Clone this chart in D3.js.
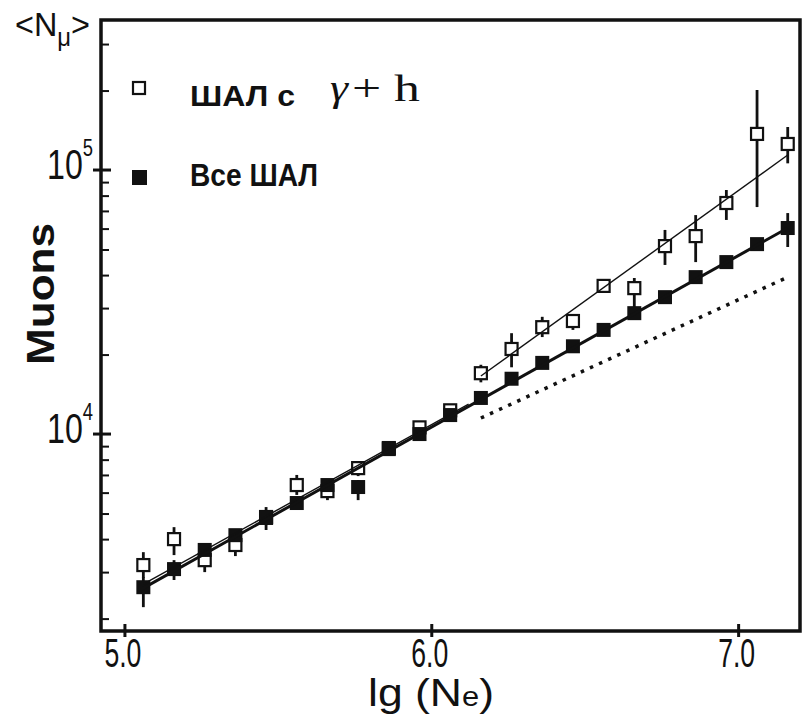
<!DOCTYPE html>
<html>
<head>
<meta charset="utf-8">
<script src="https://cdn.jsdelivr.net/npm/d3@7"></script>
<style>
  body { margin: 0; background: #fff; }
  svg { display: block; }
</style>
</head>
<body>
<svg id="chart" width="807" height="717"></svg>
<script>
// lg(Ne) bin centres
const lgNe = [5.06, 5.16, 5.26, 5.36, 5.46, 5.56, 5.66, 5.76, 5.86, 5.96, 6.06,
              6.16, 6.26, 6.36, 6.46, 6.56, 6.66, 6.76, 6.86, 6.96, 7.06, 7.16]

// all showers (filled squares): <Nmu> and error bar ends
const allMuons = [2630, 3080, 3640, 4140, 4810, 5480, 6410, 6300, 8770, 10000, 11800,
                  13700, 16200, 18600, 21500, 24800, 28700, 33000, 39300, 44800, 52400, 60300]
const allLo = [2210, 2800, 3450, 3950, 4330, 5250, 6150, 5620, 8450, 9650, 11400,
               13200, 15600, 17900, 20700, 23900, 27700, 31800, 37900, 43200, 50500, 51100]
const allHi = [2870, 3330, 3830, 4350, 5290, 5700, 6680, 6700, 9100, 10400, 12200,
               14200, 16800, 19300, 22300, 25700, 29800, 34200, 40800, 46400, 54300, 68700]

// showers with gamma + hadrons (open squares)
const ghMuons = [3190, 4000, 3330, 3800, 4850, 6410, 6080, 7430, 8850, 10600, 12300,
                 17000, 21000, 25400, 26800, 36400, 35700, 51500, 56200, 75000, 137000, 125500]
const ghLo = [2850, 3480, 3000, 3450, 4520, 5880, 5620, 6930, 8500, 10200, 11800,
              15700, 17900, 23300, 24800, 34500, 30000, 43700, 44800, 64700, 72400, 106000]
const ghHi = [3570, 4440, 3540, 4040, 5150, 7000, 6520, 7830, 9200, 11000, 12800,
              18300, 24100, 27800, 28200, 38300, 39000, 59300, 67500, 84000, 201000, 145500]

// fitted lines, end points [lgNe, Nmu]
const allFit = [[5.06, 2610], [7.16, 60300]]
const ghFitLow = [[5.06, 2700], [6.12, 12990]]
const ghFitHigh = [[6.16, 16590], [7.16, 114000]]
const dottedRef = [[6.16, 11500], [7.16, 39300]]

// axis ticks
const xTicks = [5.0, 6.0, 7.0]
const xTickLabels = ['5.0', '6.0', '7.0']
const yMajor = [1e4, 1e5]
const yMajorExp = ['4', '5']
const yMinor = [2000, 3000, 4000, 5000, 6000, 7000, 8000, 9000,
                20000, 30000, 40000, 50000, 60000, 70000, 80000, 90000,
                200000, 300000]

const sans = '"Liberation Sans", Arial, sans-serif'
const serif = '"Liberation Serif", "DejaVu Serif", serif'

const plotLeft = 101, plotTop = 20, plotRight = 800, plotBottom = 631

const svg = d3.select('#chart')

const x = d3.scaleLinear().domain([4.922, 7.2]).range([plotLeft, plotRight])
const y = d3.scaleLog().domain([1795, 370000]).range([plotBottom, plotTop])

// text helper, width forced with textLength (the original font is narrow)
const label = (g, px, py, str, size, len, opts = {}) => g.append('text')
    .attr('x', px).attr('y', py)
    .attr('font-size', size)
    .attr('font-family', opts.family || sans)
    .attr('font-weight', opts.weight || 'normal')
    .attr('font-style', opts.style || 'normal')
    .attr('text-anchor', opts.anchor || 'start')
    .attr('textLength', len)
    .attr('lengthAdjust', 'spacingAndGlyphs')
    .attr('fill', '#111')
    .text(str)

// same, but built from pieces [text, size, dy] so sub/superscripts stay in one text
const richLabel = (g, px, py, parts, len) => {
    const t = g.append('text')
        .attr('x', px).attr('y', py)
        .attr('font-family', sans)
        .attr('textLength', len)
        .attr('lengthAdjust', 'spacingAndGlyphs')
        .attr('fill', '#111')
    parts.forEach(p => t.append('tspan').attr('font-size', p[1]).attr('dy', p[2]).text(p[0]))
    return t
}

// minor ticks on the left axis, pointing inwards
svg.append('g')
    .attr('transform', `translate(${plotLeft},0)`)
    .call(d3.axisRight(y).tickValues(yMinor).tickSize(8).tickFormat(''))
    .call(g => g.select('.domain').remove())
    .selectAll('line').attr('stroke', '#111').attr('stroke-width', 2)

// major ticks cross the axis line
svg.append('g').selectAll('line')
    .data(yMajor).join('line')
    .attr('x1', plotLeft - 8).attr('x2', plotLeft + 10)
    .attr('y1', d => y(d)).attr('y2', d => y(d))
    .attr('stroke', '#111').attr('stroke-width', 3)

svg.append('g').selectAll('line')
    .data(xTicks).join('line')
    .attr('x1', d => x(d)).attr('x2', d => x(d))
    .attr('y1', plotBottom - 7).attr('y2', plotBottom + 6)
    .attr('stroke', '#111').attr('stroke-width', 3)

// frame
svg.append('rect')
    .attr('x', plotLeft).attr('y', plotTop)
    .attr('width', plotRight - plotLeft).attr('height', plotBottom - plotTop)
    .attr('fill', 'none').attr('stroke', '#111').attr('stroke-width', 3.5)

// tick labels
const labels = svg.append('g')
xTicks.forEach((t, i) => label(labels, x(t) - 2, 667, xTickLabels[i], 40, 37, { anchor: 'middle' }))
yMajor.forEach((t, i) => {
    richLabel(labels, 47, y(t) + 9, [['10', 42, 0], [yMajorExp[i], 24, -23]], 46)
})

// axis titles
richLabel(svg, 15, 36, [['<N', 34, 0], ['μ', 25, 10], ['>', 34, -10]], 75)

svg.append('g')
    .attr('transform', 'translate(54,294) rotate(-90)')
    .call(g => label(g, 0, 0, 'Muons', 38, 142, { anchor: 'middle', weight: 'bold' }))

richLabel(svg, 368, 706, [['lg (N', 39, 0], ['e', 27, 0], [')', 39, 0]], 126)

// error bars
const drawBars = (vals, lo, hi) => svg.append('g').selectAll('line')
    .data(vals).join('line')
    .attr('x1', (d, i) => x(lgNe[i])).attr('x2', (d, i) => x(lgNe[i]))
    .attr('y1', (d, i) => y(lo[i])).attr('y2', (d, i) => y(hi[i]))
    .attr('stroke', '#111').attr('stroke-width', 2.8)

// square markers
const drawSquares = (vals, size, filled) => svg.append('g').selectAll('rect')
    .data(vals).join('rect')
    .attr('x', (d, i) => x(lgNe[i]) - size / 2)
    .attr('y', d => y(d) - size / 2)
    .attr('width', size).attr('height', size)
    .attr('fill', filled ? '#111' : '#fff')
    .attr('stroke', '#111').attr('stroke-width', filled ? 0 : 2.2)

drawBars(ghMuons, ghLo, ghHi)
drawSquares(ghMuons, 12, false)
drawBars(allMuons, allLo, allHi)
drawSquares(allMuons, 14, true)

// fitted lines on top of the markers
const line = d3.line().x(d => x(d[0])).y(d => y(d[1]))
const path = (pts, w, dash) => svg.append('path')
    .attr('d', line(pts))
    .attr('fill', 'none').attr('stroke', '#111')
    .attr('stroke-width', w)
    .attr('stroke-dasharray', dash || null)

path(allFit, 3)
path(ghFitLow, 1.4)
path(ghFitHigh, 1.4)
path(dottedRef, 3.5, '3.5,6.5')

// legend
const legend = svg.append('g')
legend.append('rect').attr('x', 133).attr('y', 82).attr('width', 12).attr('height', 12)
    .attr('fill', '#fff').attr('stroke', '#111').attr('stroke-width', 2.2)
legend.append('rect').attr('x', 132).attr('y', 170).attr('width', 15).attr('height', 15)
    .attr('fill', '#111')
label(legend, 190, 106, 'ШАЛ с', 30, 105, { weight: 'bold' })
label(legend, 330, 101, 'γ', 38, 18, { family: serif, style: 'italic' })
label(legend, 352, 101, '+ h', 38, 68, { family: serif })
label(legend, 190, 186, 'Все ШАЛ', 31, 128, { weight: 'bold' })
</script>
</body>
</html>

######

Exactly reproduce the run of lines from the start of the listing through the line with "84000, 201000, 145500]", inclusive; pictures are not copied.

Clone this chart in D3.js.
<!DOCTYPE html>
<html>
<head>
<meta charset="utf-8">
<script src="https://cdn.jsdelivr.net/npm/d3@7"></script>
<style>
  body { margin: 0; background: #fff; }
  svg { display: block; }
</style>
</head>
<body>
<svg id="chart" width="807" height="717"></svg>
<script>
// lg(Ne) bin centres
const lgNe = [5.06, 5.16, 5.26, 5.36, 5.46, 5.56, 5.66, 5.76, 5.86, 5.96, 6.06,
              6.16, 6.26, 6.36, 6.46, 6.56, 6.66, 6.76, 6.86, 6.96, 7.06, 7.16]

// all showers (filled squares): <Nmu> and error bar ends
const allMuons = [2630, 3080, 3640, 4140, 4810, 5480, 6410, 6300, 8770, 10000, 11800,
                  13700, 16200, 18600, 21500, 24800, 28700, 33000, 39300, 44800, 52400, 60300]
const allLo = [2210, 2800, 3450, 3950, 4330, 5250, 6150, 5620, 8450, 9650, 11400,
               13200, 15600, 17900, 20700, 23900, 27700, 31800, 37900, 43200, 50500, 51100]
const allHi = [2870, 3330, 3830, 4350, 5290, 5700, 6680, 6700, 9100, 10400, 12200,
               14200, 16800, 19300, 22300, 25700, 29800, 34200, 40800, 46400, 54300, 68700]

// showers with gamma + hadrons (open squares)
const ghMuons = [3190, 4000, 3330, 3800, 4850, 6410, 6080, 7430, 8850, 10600, 12300,
                 17000, 21000, 25400, 26800, 36400, 35700, 51500, 56200, 75000, 137000, 125500]
const ghLo = [2850, 3480, 3000, 3450, 4520, 5880, 5620, 6930, 8500, 10200, 11800,
              15700, 17900, 23300, 24800, 34500, 30000, 43700, 44800, 64700, 72400, 106000]
const ghHi = [3570, 4440, 3540, 4040, 5150, 7000, 6520, 7830, 9200, 11000, 12800,
              18300, 24100, 27800, 28200, 38300, 39000, 59300, 67500, 84000, 201000, 145500]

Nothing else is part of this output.